Sohei Toge is a japanese reporter covering the 1936 Olympic games in Munich. He gets a call from his brother, a communistic youth studying at the university of Munich. His brother asks him to come to his apartment because he has to give him something very important, but Sohei is preoccupied with his job and when he finally arrives at the apartment, he finds it in complete disarray and his brother dead, hanging in the tree outside.

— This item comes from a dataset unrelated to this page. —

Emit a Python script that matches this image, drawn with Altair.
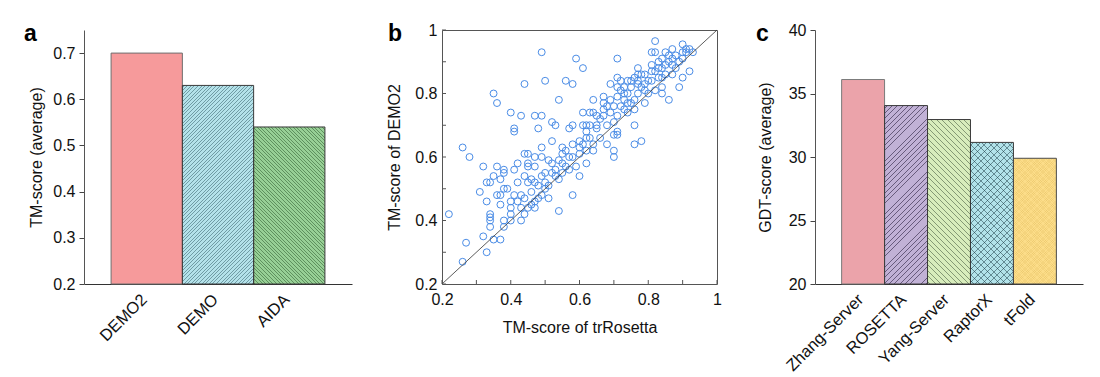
import altair as alt
import pandas as pd

# ---------------- data ----------------
cats_a = ["DEMO2", "DEMO", "AIDA"]
vals_a = [0.70, 0.63, 0.54]
colors_a = ["#f69a9b", "#b4e2ea", "#97d096"]

cats_c = ["Zhang-Server", "ROSETTA", "Yang-Server", "RaptorX", "tFold"]
vals_c = [36.1, 34.05, 32.95, 31.15, 29.9]
colors_c = ["#eba3aa", "#c1b1d6", "#d8edbc", "#b2e3ea", "#fcdd89"]

tr_x = [0.49, 0.59, 0.61, 0.71, 0.35, 0.36, 0.44, 0.50, 0.56, 0.58, 0.54, 0.40, 0.43, 0.41, 0.41,
        0.47, 0.49, 0.48, 0.52, 0.53, 0.57, 0.58, 0.52, 0.49, 0.26, 0.28, 0.22, 0.32, 0.36, 0.38,
        0.31, 0.33, 0.34, 0.35, 0.33, 0.34, 0.34, 0.34, 0.34, 0.32, 0.35, 0.37, 0.27, 0.33, 0.26,
        0.37, 0.38, 0.39, 0.37, 0.38, 0.38, 0.40, 0.40, 0.40, 0.41, 0.41, 0.42, 0.42, 0.43, 0.43,
        0.43, 0.44, 0.45, 0.44, 0.45, 0.45, 0.44, 0.45, 0.46, 0.46, 0.47, 0.47, 0.47, 0.47, 0.48,
        0.49, 0.49, 0.49, 0.50, 0.51, 0.51, 0.51, 0.52, 0.53, 0.54, 0.54, 0.54, 0.55, 0.55, 0.56,
        0.57, 0.58, 0.58, 0.59, 0.60, 0.60, 0.60, 0.61, 0.61, 0.62, 0.62, 0.62, 0.62, 0.63, 0.63,
        0.64, 0.64, 0.64, 0.64, 0.65, 0.66, 0.67, 0.67, 0.67, 0.68, 0.68, 0.69, 0.69, 0.70, 0.70,
        0.70, 0.70, 0.71, 0.71, 0.71, 0.71, 0.71, 0.71, 0.72, 0.72, 0.73, 0.73, 0.73, 0.74, 0.74,
        0.74, 0.75, 0.75, 0.76, 0.76, 0.76, 0.76, 0.76, 0.77, 0.77, 0.77, 0.77, 0.78, 0.78, 0.79,
        0.79, 0.79, 0.80, 0.81, 0.81, 0.81, 0.81, 0.82, 0.82, 0.82, 0.83, 0.83, 0.83, 0.84, 0.84,
        0.84, 0.85, 0.85, 0.86, 0.86, 0.87, 0.87, 0.87, 0.88, 0.89, 0.90, 0.90, 0.90, 0.91, 0.91,
        0.92, 0.92, 0.93,
        0.84, 0.86, 0.89, 0.88, 0.80, 0.78, 0.75, 0.73, 0.72, 0.69, 0.68, 0.66, 0.65, 0.63, 0.60,
        0.57, 0.55, 0.53, 0.50, 0.48, 0.46, 0.44, 0.42, 0.40, 0.36, 0.37, 0.38, 0.45, 0.47, 0.50,
        0.52, 0.55, 0.58, 0.56, 0.61, 0.62, 0.65, 0.67, 0.70, 0.74, 0.77, 0.79, 0.82, 0.85, 0.87,
        0.90, 0.84]
demo2_y = [0.93, 0.91, 0.88, 0.91, 0.80, 0.77, 0.83, 0.84, 0.84, 0.83, 0.78, 0.74, 0.73, 0.69, 0.68,
           0.73, 0.73, 0.69, 0.71, 0.70, 0.69, 0.70, 0.65, 0.63, 0.63, 0.60, 0.42, 0.57, 0.57, 0.56,
           0.49, 0.52, 0.52, 0.54, 0.46, 0.42, 0.41, 0.40, 0.38, 0.35, 0.34, 0.34, 0.33, 0.30, 0.27,
           0.48, 0.50, 0.50, 0.45, 0.40, 0.38, 0.46, 0.44, 0.40, 0.48, 0.56, 0.58, 0.52, 0.48, 0.40,
           0.44, 0.61, 0.61, 0.54, 0.57, 0.58, 0.42, 0.44, 0.53, 0.49, 0.60, 0.57, 0.44, 0.46, 0.51,
           0.60, 0.54, 0.48, 0.52, 0.59, 0.51, 0.47, 0.55, 0.56, 0.59, 0.53, 0.43, 0.61, 0.63, 0.57,
           0.60, 0.64, 0.48, 0.57, 0.65, 0.61, 0.54, 0.74, 0.70, 0.68, 0.66, 0.62, 0.58, 0.74, 0.70,
           0.78, 0.74, 0.64, 0.62, 0.69, 0.66, 0.79, 0.77, 0.73, 0.70, 0.64, 0.83, 0.74, 0.71, 0.67,
           0.62, 0.60, 0.85, 0.82, 0.79, 0.73, 0.68, 0.67, 0.81, 0.76, 0.80, 0.78, 0.75, 0.84, 0.77,
           0.74, 0.82, 0.77, 0.85, 0.78, 0.75, 0.70, 0.64, 0.88, 0.86, 0.84, 0.80, 0.82, 0.65, 0.86,
           0.83, 0.77, 0.80, 0.93, 0.89, 0.87, 0.84, 0.965, 0.93, 0.81, 0.90, 0.88, 0.85, 0.88, 0.82,
           0.80, 0.93, 0.86, 0.90, 0.78, 0.94, 0.89, 0.86, 0.92, 0.82, 0.955, 0.91, 0.85, 0.94, 0.93,
           0.94, 0.87, 0.93,
           0.91, 0.92, 0.90, 0.88, 0.84, 0.86, 0.84, 0.82, 0.84, 0.78, 0.76, 0.72, 0.70, 0.66, 0.63,
           0.56, 0.55, 0.54, 0.50, 0.47, 0.45, 0.47, 0.46, 0.42, 0.48, 0.53, 0.55, 0.52, 0.52, 0.55,
           0.58, 0.58, 0.60, 0.62, 0.64, 0.70, 0.73, 0.75, 0.76, 0.80, 0.83, 0.81, 0.87, 0.89, 0.91,
           0.93, 0.85]

diag = [0.2, 1.0]
tick_vals = [0.2, 0.3, 0.4, 0.5, 0.6, 0.7, 0.8, 0.9, 1.0]
label_vals = [0.2, 0.4, 0.6, 0.8, 1.0]

# ---------------- styling helpers ----------------
FONT = "Liberation Sans"
PH = 254  # plot height


def hatch(w, h, spacing, direction, color, lw=0.9):
    total = w + h
    clear = "rgba(0,0,0,0)"
    stops = [{"offset": 0, "color": clear}]
    k = 0
    while True:
        t0 = (k * spacing + spacing / 2 - lw / 2) / total
        t1 = t0 + lw / total
        if t1 >= 1:
            break
        t0, t1 = round(t0, 5), round(t1, 5)
        stops += [{"offset": t0, "color": clear}, {"offset": t0, "color": color},
                  {"offset": t1, "color": color}, {"offset": t1, "color": clear}]
        k += 1
    stops.append({"offset": 1, "color": clear})
    f = (w + h) / (w * w + h * h)
    if direction == "/":
        return {"gradient": "linear", "x1": 0, "y1": 0, "x2": w * f, "y2": h * f, "stops": stops}
    return {"gradient": "linear", "x1": 0, "y1": 1, "x2": w * f, "y2": 1 - h * f, "stops": stops}


def bar_panel(key, cats, vals, colors, strokes, dom, ticks, pad_outer, width, title, letter,
              letter_dx, hatches, title_pad, fmt):
    cat_f = "cat_" + key
    val_f = "val_" + key
    df = pd.DataFrame({cat_f: cats, val_f: vals})
    n = len(cats)
    step = width / (n + 2 * pad_outer)
    x = alt.X(cat_f + ":N", sort=cats, title=None,
              scale=alt.Scale(paddingInner=0, paddingOuter=pad_outer),
              axis=alt.Axis(labelAngle=-45, labelAlign="right", labelBaseline="top",
                            labelOffset=-8, labelPadding=7,
                            labelFontSize=16.5, labelColor="#111", ticks=False,
                            domainColor="#333"))
    y = alt.Y(val_f + ":Q", title=title,
              scale=alt.Scale(domain=dom, zero=False, nice=False),
              axis=alt.Axis(values=ticks, format=fmt, labelFontSize=16, labelColor="#111",
                            tickSize=5, tickColor="#444", domainColor="#555", titleFontSize=16,
                            titleFontWeight="normal", titleColor="#111", titlePadding=title_pad,
                            labelPadding=4, grid=False))
    base = alt.Chart(df).encode(x=x, y=y, y2=alt.datum(dom[0]))
    layers = []
    for cat, col in zip(cats, colors):
        layers.append(base.transform_filter(alt.datum[cat_f] == cat)
                      .mark_bar(fill=col, strokeWidth=0))
    for cat, specs in hatches.items():
        i = cats.index(cat)
        h = (vals[i] - dom[0]) / (dom[1] - dom[0]) * PH
        for spacing, direction, col, lw in specs:
            layers.append(base.transform_filter(alt.datum[cat_f] == cat)
                          .mark_bar(fill=hatch(step, h, spacing, direction, col, lw),
                                    strokeWidth=0))
    for cat, sc in zip(cats, strokes):
        layers.append(base.transform_filter(alt.datum[cat_f] == cat)
                      .mark_bar(fillOpacity=0, stroke=sc, strokeWidth=1))
    layers.append(alt.Chart(pd.DataFrame({"t": [letter]})).mark_text(
        text=letter, fontSize=23, fontWeight="bold", align="left", baseline="alphabetic",
        color="#000").encode(x=alt.value(letter_dx), y=alt.value(11)))
    return alt.layer(*layers).properties(width=width, height=PH)


panel_a = bar_panel("a", cats_a, vals_a, colors_a, ["#6e6e6e", "#3a3a3a", "#3a3a3a"],
                    [0.2, 0.75], [0.2, 0.3, 0.4, 0.5, 0.6, 0.7],
                    0.38, 268, "TM-score (average)", "a", -60,
                    {"DEMO": [(3.6, "/", "rgba(10,50,60,0.4)", 0.9)],
                     "AIDA": [(3.6, "\\", "rgba(10,50,10,0.4)", 0.9)]}, 8, ".1f")

panel_c = bar_panel("c", cats_c, vals_c, colors_c,
                    ["#7a7a7a", "#3a3a3a", "#3a3a3a", "#3a3a3a", "#4a4a4a"],
                    [20, 40], [20, 25, 30, 35, 40],
                    0.62, 268, "GDT-score (average)", "c", -59,
                    {"ROSETTA": [(5.3, "/", "rgba(30,20,50,0.55)", 0.9)],
                     "Yang-Server": [(5.5, "\\", "rgba(30,50,30,0.45)", 0.9)],
                     "RaptorX": [(6.5, "/", "rgba(20,50,60,0.5)", 0.9),
                                 (6.5, "\\", "rgba(20,50,60,0.5)", 0.9)],
                     "tFold": [(2.4, "/", "rgba(170,120,0,0.09)", 0.8),
                               (2.4, "\\", "rgba(170,120,0,0.09)", 0.8)]},
                    15, "d")

# ---------------- scatter panel ----------------
df_s = pd.DataFrame({"x": tr_x, "y": demo2_y})
df_d = pd.DataFrame({"x": diag, "y": diag})
df_xt = pd.DataFrame({"x": tick_vals})
df_yt = pd.DataFrame({"y": tick_vals})
lab_expr = "datum.value == 1 ? '1' : format(datum.value, '.1f')"
sx = alt.Scale(domain=[0.2, 1.0], nice=False, zero=False)
sy = alt.Scale(domain=[0.2, 1.0], nice=False, zero=False)
ax_x = alt.Axis(values=label_vals, labelExpr=lab_expr, ticks=False, domain=False,
                grid=False, labelFontSize=16, labelColor="#111", labelPadding=7,
                titleFontSize=16, titleFontWeight="normal", titleColor="#111",
                titlePadding=12, labelFlush=False)
ax_y = alt.Axis(values=label_vals, labelExpr=lab_expr, ticks=False, domain=False,
                grid=False, labelFontSize=16, labelColor="#111", labelPadding=5,
                titleFontSize=16, titleFontWeight="normal", titleColor="#111",
                titlePadding=12, labelFlush=False)
X = alt.X("x:Q", scale=sx, title="TM-score of trRosetta", axis=ax_x)
Y = alt.Y("y:Q", scale=sy, title="TM-score of DEMO2", axis=ax_y)

pts = alt.Chart(df_s).mark_point(shape="circle", filled=False, size=48, stroke="#4a8ce6",
                                 strokeWidth=1, opacity=1).encode(x=X, y=Y)
line = alt.Chart(df_d).mark_line(color="#333", strokeWidth=0.8).encode(x=X, y=Y)
yt = alt.Chart(df_yt).mark_rule(color="#555", strokeWidth=1).encode(
    y=Y, x=alt.value(0), x2=alt.value(4))
xt = alt.Chart(df_xt).mark_rule(color="#555", strokeWidth=1).encode(
    x=X, y=alt.value(PH), y2=alt.value(PH - 4))
let_b = alt.Chart(pd.DataFrame({"t": ["b"]})).mark_text(
    text="b", fontSize=23, fontWeight="bold", align="left", baseline="alphabetic",
    color="#000").encode(x=alt.value(-54), y=alt.value(11))

panel_b = alt.layer(pts, line, yt, xt, let_b).properties(
    width=275, height=PH, view=alt.ViewBackground(stroke="#555", strokeWidth=1))

chart = alt.hconcat(panel_a, panel_b, panel_c, spacing=34).properties(
    padding={"left": 16, "top": 13, "right": 5, "bottom": 5}
).configure(font=FONT).configure_view(strokeWidth=0)

chart.save("out.html", embed_options={"renderer": "svg", "actions": False})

At the same time two german boys live in Kobe, Japan. One Adolf Kaufmann is the son of a german consul and his japanese wife. His best friend is Adolf Kamil, son of a jewish baker living in exile. The first Adolf is very distressed about how the germans are treating the jews and the accusations made about the jews, something he can not understand in the face of their friendship. Matters only get worse when he finds out that his father wants to send him back to germany to join the Adolf-Hitler-Schule and become a member of the Hitler Youth. Then one day, Kamil overhears his father discuss something very important. Apparently some documents disclosing details of Adolf Hitlers heritage were sent by mail from germany by a japanese communist to Japan...
To be honest, I don't like reading Tezuka that much. I read two volumes of Black Jack and a few Astro Boy stories but to me Tezuka is a bit too fast paced if you will and sometimes the story doesn't go into detail enough for my taste. I can understand how he crams so much story in so few pages but it just doesn't feel that fleshed out to me, and I find some of the anachronisms he deliberately puts in and some mistakes he makes (which are pointed out in the german release I read) a bit offputting. I do appreciate the influence his work has had for other artists though. In a similar manner I don't really like to read Shakespeare but I appreciate the influence he had. I'm just weird like that.
However, I love what I read of Adolf so far. It's collected in five volumes of about 250 pages and I got the second half of volume 4 and volume 5 to go but the story is very gripping and at points outright disturbing as some characters suffer very undeserving deaths. I have seen other pieces of art portraying the circumstances and life in Nazi germany and the World War II as the story progresses before, but this one is the best I have experienced. And that in spite of the fact that half the story takes place in Japan which itself has some trouble with nationalist movements, something I've had very little information about before but is very interesting in itself. Also, Smiley-Hitler creeps me the fuck out.
It is definitely deserving the 1986 Kodansha Manga award it received. Has anybody else read this manga?
Comments
The first volume is going for way too much money.
Why did they use those horrible photos for the English edition covers? The German editions at least have some Tezuka art on the cover. Vertical, are you listening?